Finalmente, otra voz ha comenzado a abrirse paso camino ariba, gargantas arriba, por el cordón umbilical que da vida a los vecinos. Ganando puentes, salvando vados, dejando atrás ventas y lomas, susurra cada día su balance de muertos junto a oídos no demasiado asustados ni, por supuesto, convencidos.
La voz acusa a esas garrafas negras, de burbujas pesadas como las heces que el río deja, y la primera respuesta es el gesto incrédulo de siempre. Si allá en Madrid erraron tantas veces, ¿por qué no han de equivocarse otra más? Si las razones son tan claras y evidentes, ¿por qué no aparecieron antes? A fin de cuentas, por otras parecidas llegaría la muerte en los embutidos que nadie controla, en los quesos, fiambres y hasta en esas latas que en la misma capital se venden sin que el envase explique durante qué plazo, breve o largo, pueden sin riesgo consumirse. ¿Quién controla en Madrid lo que se come y bebe? ¿Qué hacer con ese negro aceite? ¿Tirarlo al río y envenenar las truchas? ¿Enterrarlo? ¿Quemarlo? ¿Delatar al que lo trajo sin saber si a la postre es el verdadero responsable?

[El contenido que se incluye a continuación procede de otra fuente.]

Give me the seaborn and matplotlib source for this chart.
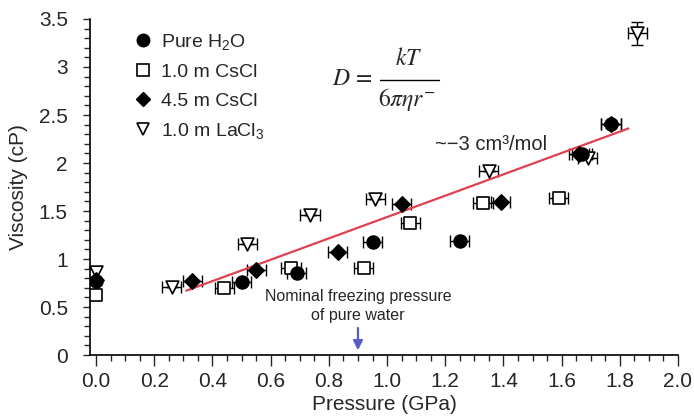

Ahora, según parece, es preciso cambiarlo por otro previa entrega del documento nacional de identidad. Sin embargo, los vecinos desconfían aún. Tiempos no tan lejanos les recuerdan los riesgos de identificarse demasiado, y además no todos pueden desplazarse hasta la capital.
Así, según las nuevas llegan con retraso, a veces encontradas, a veces confundidas, las dudas crecen y la bomba rural, que en su día depositó en la aldea un Hitchcock provinciano, continúa bajo el sofá de tablas donde habrán de sentarse el presidente, el secretario del Ayuntamiento, algún párroco de otro pueblo y algunas fuerzas vivas más en trance de no serlo si el recipiente se abre. Puede que la familia lo haga y calle. Sólo ella lo sabrá. Los demás conocerán su suerte algo más tarde, poniendo punto final a un drama con suspense incluido, digno de nuestro mejor medievo y a escala nacional.